After the poor job growth in December and a recent series of weak economic data, all eyes will be on this Friday’s employment report for January from the Labor Department. Another bad month would further darken the outlook, while a strong rebound could revive the optimism that many had at the start of the year.
There’s a good chance, however, that the numbers will be somewhere in the middle.
In what may be a preview of Friday’s report, the payroll firm Automatic Data Processing Inc. said Wednesday that its data showed private businesses added a moderate 175,000 jobs last month. That is slightly less than the average monthly job growth in the past three years and in line with what many professional forecasters are expecting the Labor Department to report.
The department said last month that employers added just 74,000 jobs in December, but economists largely dismissed that number because of unusually cold weather and some other apparent anomalies. Making the data even more suspect was the unemployment rate’s decline in December to 6.7 percent from 7 percent in November, as more people dropped out of the labor force.
Analysts remain hopeful that the economy and job market will kick into slightly higher gear this year, thanks to strengthening home construction, business investment and consumer spending. But doubts have increased as financial problems in emerging markets have hammered stocks and a series of weaker-than-expected economic data – including car sales, manufacturing and construction spending – have further hurt confidence.

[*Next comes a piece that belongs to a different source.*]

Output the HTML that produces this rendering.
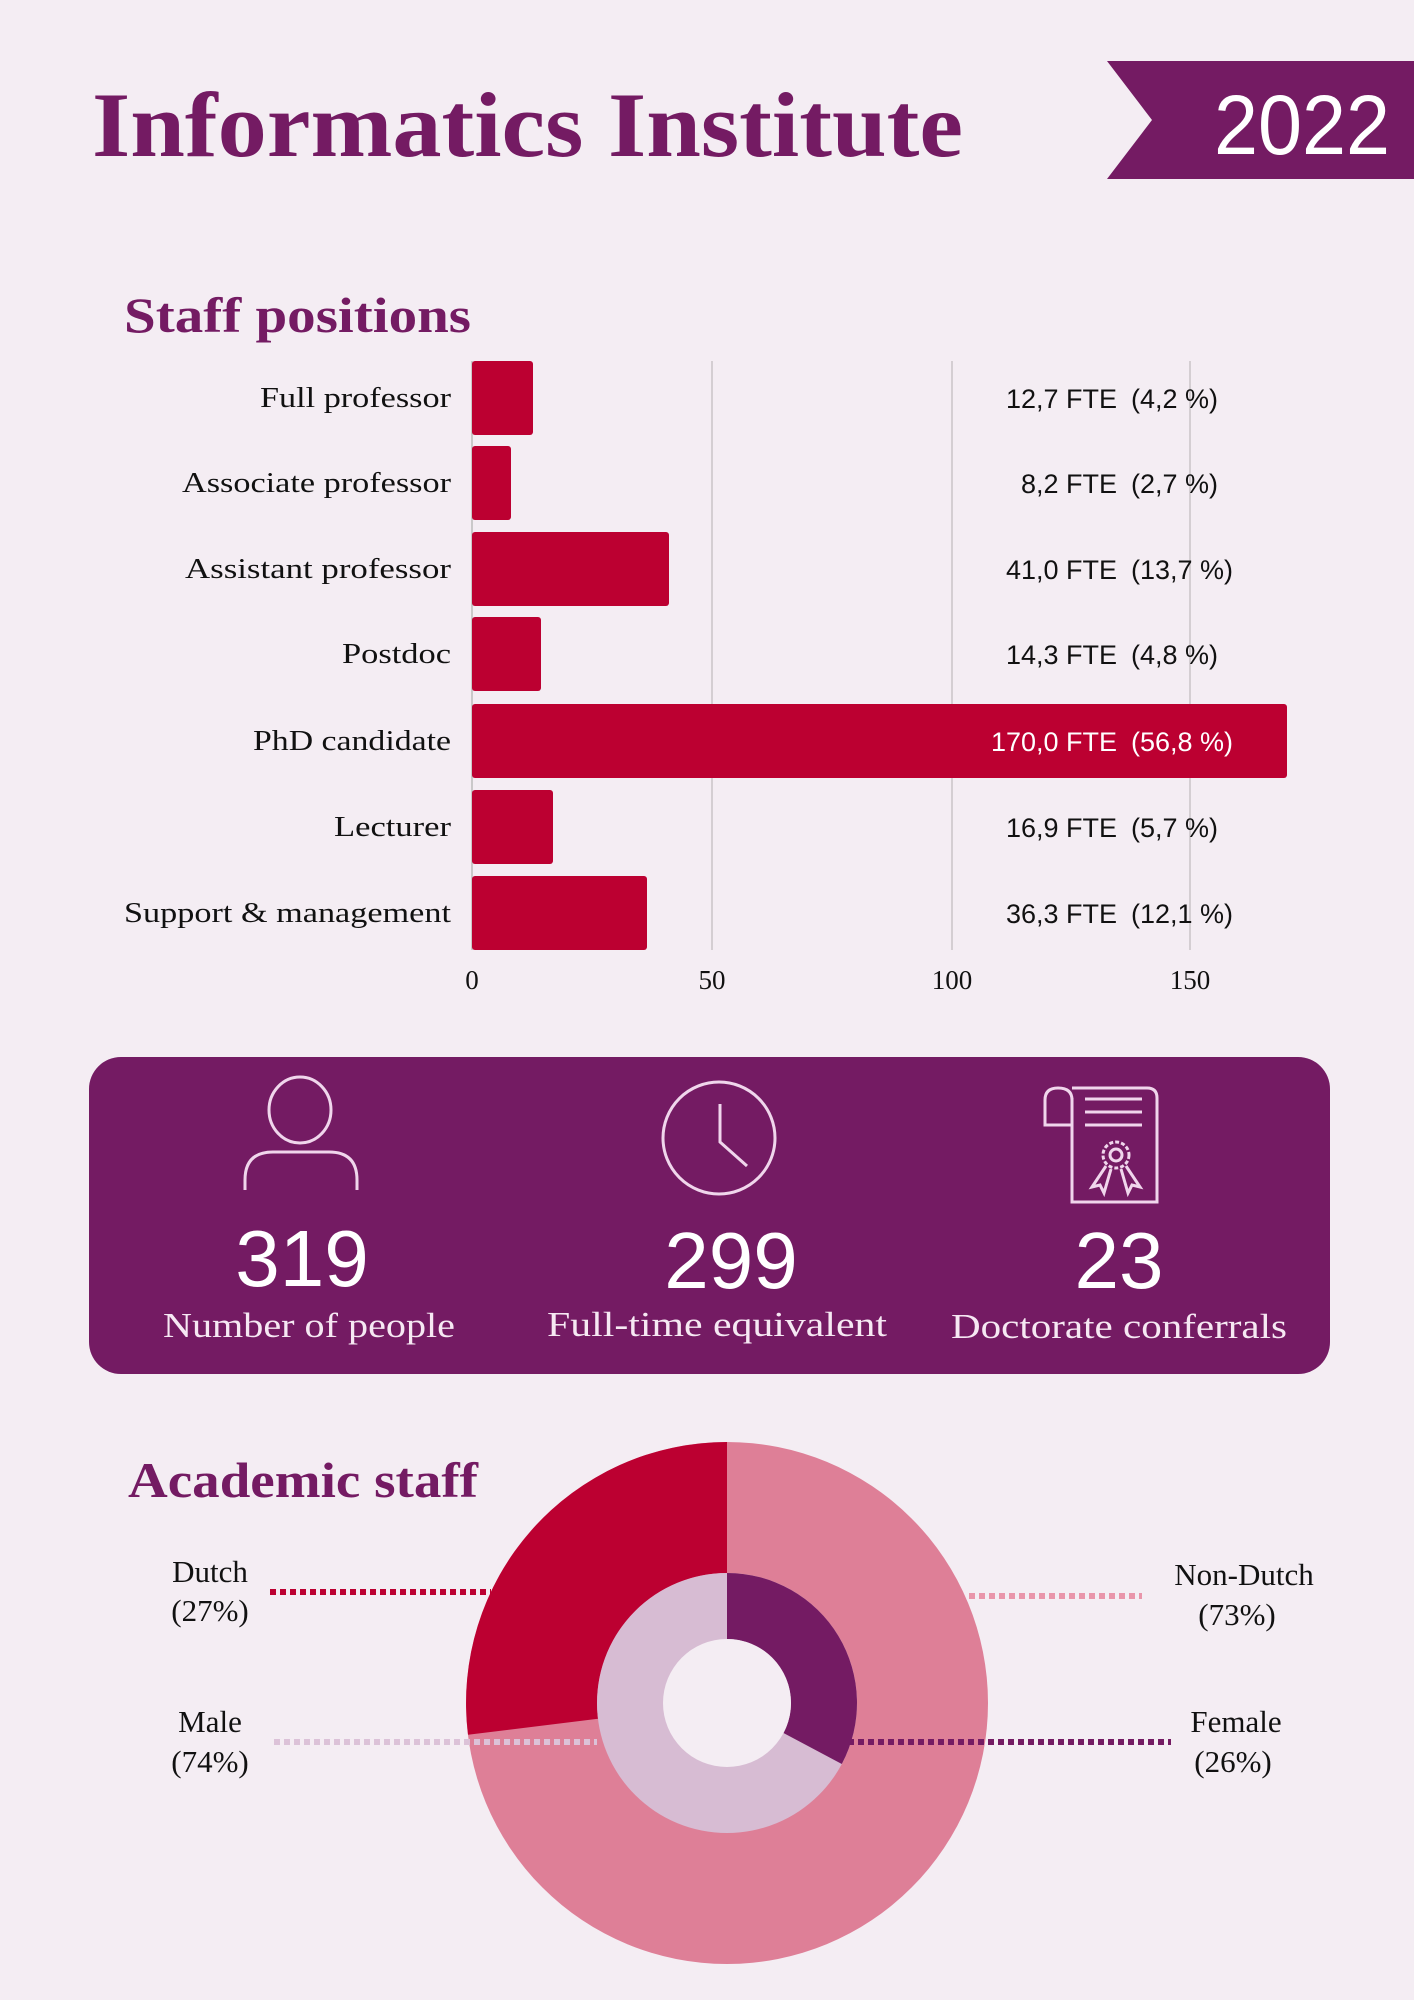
<!DOCTYPE html>
<html><head><meta charset="utf-8"><style>
html,body{margin:0;padding:0;background:#f4edf3;}
svg{display:block}
</style></head><body>
<svg width="1414" height="2000" viewBox="0 0 1414 2000" xmlns="http://www.w3.org/2000/svg">
<rect width="1414" height="2000" fill="#f4edf3"/>
<!-- Title -->
<text x="92" y="156" font-family="Liberation Serif, serif" font-weight="bold" font-size="92" fill="#741b63" textLength="871" lengthAdjust="spacingAndGlyphs">Informatics Institute</text>
<polygon points="1107,61 1414,61 1414,179 1107,179 1152,120" fill="#741b63"/>
<text x="1214" y="154" font-family="Liberation Sans, sans-serif" font-size="84" fill="#fff" textLength="176" lengthAdjust="spacingAndGlyphs">2022</text>

<!-- Staff positions -->
<text x="124" y="332" font-family="Liberation Serif, serif" font-weight="bold" font-size="50" fill="#741b63" textLength="347" lengthAdjust="spacingAndGlyphs">Staff positions</text>
<g stroke="#c9c3c8" stroke-width="1.5">
<line x1="712" y1="361" x2="712" y2="950"/><line x1="952" y1="361" x2="952" y2="950"/><line x1="1190" y1="361" x2="1190" y2="950"/>
</g>
<line x1="472" y1="361" x2="472" y2="950" stroke="#bbb" stroke-width="1.5"/>
<g fill="#bc0031">
<rect x="472" y="361" width="61" height="74" rx="3"/>
<rect x="472" y="446" width="39" height="74" rx="3"/>
<rect x="472" y="532" width="197" height="74" rx="3"/>
<rect x="472" y="617" width="69" height="74" rx="3"/>
<rect x="472" y="704" width="815" height="74" rx="3"/>
<rect x="472" y="790" width="81" height="74" rx="3"/>
<rect x="472" y="876" width="175" height="74" rx="3"/>
</g>
<g font-family="Liberation Serif, serif" font-size="29" fill="#111" text-anchor="end">
<text x="451" y="407" textLength="191" lengthAdjust="spacingAndGlyphs">Full professor</text>
<text x="451" y="492" textLength="269" lengthAdjust="spacingAndGlyphs">Associate professor</text>
<text x="451" y="578" textLength="266" lengthAdjust="spacingAndGlyphs">Assistant professor</text>
<text x="451" y="663" textLength="109" lengthAdjust="spacingAndGlyphs">Postdoc</text>
<text x="451" y="750" textLength="198" lengthAdjust="spacingAndGlyphs">PhD candidate</text>
<text x="451" y="836" textLength="117" lengthAdjust="spacingAndGlyphs">Lecturer</text>
<text x="451" y="922" textLength="327" lengthAdjust="spacingAndGlyphs">Support &amp; management</text>
</g>
<g font-family="Liberation Sans, sans-serif" font-size="27" fill="#111">
<text x="1117" y="408" text-anchor="end">12,7 FTE</text><text x="1131" y="408">(4,2 %)</text>
<text x="1117" y="493" text-anchor="end">8,2 FTE</text><text x="1131" y="493">(2,7 %)</text>
<text x="1117" y="579" text-anchor="end">41,0 FTE</text><text x="1131" y="579">(13,7 %)</text>
<text x="1117" y="664" text-anchor="end">14,3 FTE</text><text x="1131" y="664">(4,8 %)</text>
<text x="1117" y="751" text-anchor="end" fill="#fff">170,0 FTE</text><text x="1131" y="751" fill="#fff">(56,8 %)</text>
<text x="1117" y="837" text-anchor="end">16,9 FTE</text><text x="1131" y="837">(5,7 %)</text>
<text x="1117" y="923" text-anchor="end">36,3 FTE</text><text x="1131" y="923">(12,1 %)</text>
</g>
<g font-family="Liberation Serif, serif" font-size="27" fill="#111" text-anchor="middle">
<text x="472" y="989">0</text><text x="712" y="989">50</text><text x="952" y="989">100</text><text x="1190" y="989">150</text>
</g>

<!-- Stats box -->
<rect x="89" y="1057" width="1241" height="317" rx="32" fill="#741b63"/>
<g fill="none" stroke="#f0d6ec" stroke-width="3">
<ellipse cx="300" cy="1110" rx="31" ry="33"/>
<path d="M245,1190 V1180 Q245,1152 273,1152 H329 Q357,1152 357,1180 V1190"/>
<circle cx="719" cy="1138" r="56"/>
<path d="M720,1104 V1142 L747,1166"/>
<path d="M1072,1088 H1147 Q1157,1088 1157,1098 V1202 H1072 V1098"/>
<path d="M1072,1125 H1045 V1100 Q1045,1088 1058,1088 Q1072,1088 1072,1100"/>
<line x1="1085" y1="1099" x2="1142" y2="1099"/><line x1="1085" y1="1112" x2="1142" y2="1112"/><line x1="1085" y1="1125" x2="1142" y2="1125"/>
<circle cx="1116" cy="1155" r="13" stroke-dasharray="4 2"/>
<circle cx="1116" cy="1155" r="6"/>
<path d="M1106,1166 L1092,1187 L1100,1185 L1104,1193 L1111,1169"/>
<path d="M1126,1166 L1140,1187 L1132,1185 L1128,1193 L1121,1169"/>
</g>
<g font-family="Liberation Sans, sans-serif" font-size="80" fill="#fff" text-anchor="middle">
<text x="302" y="1286">319</text><text x="731" y="1288">299</text><text x="1119" y="1288">23</text>
</g>
<g font-family="Liberation Serif, serif" font-size="35" fill="#f6e8f3" text-anchor="middle">
<text x="309" y="1337" textLength="292" lengthAdjust="spacingAndGlyphs">Number of people</text>
<text x="717" y="1336" textLength="340" lengthAdjust="spacingAndGlyphs">Full-time equivalent</text>
<text x="1119" y="1338" textLength="336" lengthAdjust="spacingAndGlyphs">Doctorate conferrals</text>
</g>

<!-- Academic staff -->
<text x="128" y="1497" font-family="Liberation Serif, serif" font-weight="bold" font-size="50" fill="#741b63" textLength="350" lengthAdjust="spacingAndGlyphs">Academic staff</text>
<circle cx="727" cy="1703" r="261" fill="#de7f97"/>
<path d="M727,1442 A261,261 0 0 0 468,1734.8 L598,1718.8 A130,130 0 0 1 727,1573 Z" fill="#bc0031"/>
<circle cx="727" cy="1703" r="130" fill="#d7bcd3"/>
<path d="M727,1573 A130,130 0 0 1 841.8,1764 L783.5,1733 A64,64 0 0 0 727,1639 Z" fill="#741b63"/>
<circle cx="727" cy="1703" r="64" fill="#f4edf3"/>
<g stroke-width="6" stroke-dasharray="6 4">
<line x1="270" y1="1592" x2="491" y2="1592" stroke="#bc0031"/>
<line x1="969" y1="1596" x2="1142" y2="1596" stroke="#e995aa"/>
<line x1="274" y1="1742" x2="597" y2="1742" stroke="#dcc2d8"/>
<line x1="848" y1="1742" x2="1171" y2="1742" stroke="#741b63"/>
</g>
<g font-family="Liberation Serif, serif" font-size="31" fill="#111" text-anchor="middle">
<text x="210" y="1582">Dutch</text><text x="210" y="1621">(27%)</text>
<text x="1244" y="1585">Non-Dutch</text><text x="1237" y="1625">(73%)</text>
<text x="210" y="1732">Male</text><text x="210" y="1772">(74%)</text>
<text x="1236" y="1732">Female</text><text x="1233" y="1772">(26%)</text>
</g>
</svg>
</body></html>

Construction employment fell in December, but if ADP is right, it bounced back last month to add 25,000 jobs. ADP says manufacturing, however, lost 12,000 jobs in January. The report indicates that professional and business services added the bulk of new jobs, with small and mid-size firms accounting for most of the gains.
The ADP report should be taken with a grain of salt. As analysts at UBS Securities noted, its estimates have missed the official Labor Department count by about 50,000 jobs a month, on average. And the biggest miss was in December, when ADP was off by 151,000 from the government number.
Mark Zandi, chief economist at Moody’s Analytics, which helps ADP analyze the data, said he doesn’t think weather had a big effect on hiring in January. On the whole, he still sees the economy and job market gaining steam in the coming months, with average job growth rising to around 225,000 from the 175,000-to-200,000 pace of the past three years.
“It’s not an auspicious start,” he said on a conference call Wednesday, “but I think we’re still going to have a better year.”